Sharing Non-OAuth Connections Directly
Connections that use API Key, Service Account, or No Authentication can be shared directly with other users, groups, or your entire workspace.
Shareable Connection Types
| Auth Type | Directly Shareable? |
|---|
| OAuth | ❌ No |
| API Key | ✅ Yes |
| Service Account | ✅ Yes |
| None | ✅ Yes |
Why OAuth Can’t Be Shared Directly
OAuth tokens represent a specific user’s authorization and consent. Sharing them would:
- Violate the user’s agreement with the service provider
- Create security risks if tokens are leaked
- Make it impossible to track who performed which action
How to Share Non-OAuth Connections
If you have an API key connection (or another shareable type), workspace admins and connection owners can share it:
- Go to Integrations in your settings
- Find the connection you want to share
- Click Share and select recipients:
- Specific users: Share with individual team members
- Groups: Share with entire teams or departments
- Workspace: Make available to everyone
This is great for shared API keys like translation services, analytics tools, or internal APIs that the whole team should be able to use.

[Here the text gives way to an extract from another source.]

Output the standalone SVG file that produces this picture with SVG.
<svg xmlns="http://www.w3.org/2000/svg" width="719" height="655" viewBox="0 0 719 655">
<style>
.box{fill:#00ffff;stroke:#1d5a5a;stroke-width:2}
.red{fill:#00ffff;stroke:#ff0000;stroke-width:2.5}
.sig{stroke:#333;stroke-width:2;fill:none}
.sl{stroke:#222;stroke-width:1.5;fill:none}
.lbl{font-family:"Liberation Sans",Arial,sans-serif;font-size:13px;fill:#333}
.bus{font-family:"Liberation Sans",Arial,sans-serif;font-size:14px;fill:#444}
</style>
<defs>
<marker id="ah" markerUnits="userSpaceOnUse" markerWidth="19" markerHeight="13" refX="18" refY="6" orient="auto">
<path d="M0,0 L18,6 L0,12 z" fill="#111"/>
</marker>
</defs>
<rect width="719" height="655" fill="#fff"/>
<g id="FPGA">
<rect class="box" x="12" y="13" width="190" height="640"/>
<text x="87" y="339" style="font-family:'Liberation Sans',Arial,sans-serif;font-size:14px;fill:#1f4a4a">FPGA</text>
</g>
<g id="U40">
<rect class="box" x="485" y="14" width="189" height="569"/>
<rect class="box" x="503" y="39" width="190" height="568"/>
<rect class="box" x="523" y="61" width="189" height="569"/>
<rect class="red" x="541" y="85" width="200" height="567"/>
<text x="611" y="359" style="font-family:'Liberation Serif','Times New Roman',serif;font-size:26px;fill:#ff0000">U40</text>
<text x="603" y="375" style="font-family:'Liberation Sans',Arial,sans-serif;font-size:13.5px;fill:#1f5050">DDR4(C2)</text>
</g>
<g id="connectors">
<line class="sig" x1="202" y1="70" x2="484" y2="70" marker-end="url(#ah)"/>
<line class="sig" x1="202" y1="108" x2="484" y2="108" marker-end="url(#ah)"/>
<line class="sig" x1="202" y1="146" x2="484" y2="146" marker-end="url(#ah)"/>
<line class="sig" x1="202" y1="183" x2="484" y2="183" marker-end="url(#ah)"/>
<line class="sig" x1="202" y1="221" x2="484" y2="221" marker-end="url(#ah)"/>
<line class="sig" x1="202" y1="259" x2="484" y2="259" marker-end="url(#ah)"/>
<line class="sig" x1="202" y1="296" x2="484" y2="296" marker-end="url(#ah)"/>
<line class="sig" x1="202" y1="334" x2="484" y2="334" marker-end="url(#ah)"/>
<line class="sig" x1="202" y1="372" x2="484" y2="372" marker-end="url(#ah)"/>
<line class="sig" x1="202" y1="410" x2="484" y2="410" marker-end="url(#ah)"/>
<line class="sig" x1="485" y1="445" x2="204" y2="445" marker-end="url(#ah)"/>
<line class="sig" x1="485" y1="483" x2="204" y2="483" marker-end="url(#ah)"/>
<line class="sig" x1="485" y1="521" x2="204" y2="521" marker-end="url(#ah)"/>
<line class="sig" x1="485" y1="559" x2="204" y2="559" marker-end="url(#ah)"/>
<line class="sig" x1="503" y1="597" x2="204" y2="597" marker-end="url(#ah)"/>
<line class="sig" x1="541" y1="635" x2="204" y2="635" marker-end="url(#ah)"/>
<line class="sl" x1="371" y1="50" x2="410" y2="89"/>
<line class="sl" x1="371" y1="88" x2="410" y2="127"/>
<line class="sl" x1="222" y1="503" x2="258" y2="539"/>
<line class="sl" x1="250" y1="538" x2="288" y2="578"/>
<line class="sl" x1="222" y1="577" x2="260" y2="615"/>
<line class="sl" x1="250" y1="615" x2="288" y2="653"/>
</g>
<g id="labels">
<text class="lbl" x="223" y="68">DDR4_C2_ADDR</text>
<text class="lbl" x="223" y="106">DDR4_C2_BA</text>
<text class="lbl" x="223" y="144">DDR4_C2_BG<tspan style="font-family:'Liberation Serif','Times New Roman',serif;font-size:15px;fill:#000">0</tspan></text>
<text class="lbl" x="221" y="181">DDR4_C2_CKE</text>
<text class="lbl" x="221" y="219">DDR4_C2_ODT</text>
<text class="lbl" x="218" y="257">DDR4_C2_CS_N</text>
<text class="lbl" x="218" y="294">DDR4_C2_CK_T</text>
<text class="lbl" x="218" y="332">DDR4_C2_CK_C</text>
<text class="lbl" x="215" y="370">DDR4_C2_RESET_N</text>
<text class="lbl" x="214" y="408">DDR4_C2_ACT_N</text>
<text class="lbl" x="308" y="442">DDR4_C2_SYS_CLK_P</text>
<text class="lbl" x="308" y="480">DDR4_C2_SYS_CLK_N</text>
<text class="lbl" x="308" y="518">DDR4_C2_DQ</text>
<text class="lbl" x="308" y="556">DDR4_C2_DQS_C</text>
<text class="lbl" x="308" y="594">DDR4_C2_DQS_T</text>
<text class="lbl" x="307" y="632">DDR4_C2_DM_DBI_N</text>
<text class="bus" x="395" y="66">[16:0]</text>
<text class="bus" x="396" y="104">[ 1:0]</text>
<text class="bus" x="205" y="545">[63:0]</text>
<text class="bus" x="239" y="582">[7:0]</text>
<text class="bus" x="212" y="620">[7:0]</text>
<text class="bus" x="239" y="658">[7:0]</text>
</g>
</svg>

Who Can Share Connections?
| Role | Can Share |
|---|
| Connection owner | ✅ Their own non-OAuth connections |
| Workspace admin | ✅ Any non-OAuth connection in the workspace |
| Regular user | ❌ Only through assistants |
Choosing the Right Sharing Method
| Scenario | Recommended Approach |
|---|
| Team needs access to your calendar/CRM | Create an assistant with pre-configured actions |
| Shared API key for a service | Share the connection directly (if non-OAuth) |
| Personal workflow automation | Use your own connection in your assistant |
| Departmental tool access | Share via assistant with specific groups |
Summary
| Feature | OAuth | API Key / Service Account |
|---|
| User-owned | ✅ | ✅ |
| Direct sharing | ❌ | ✅ (to users, groups, workspace) |
| Share via assistant | ✅ | ✅ |
| Automatic token refresh | ✅ | N/A |
| Admin can share | ❌ | ✅ |
Understanding how connections work helps you build secure, collaborative workflows. Use assistant-based sharing for OAuth connections, and direct sharing for API keys and service accounts when appropriate.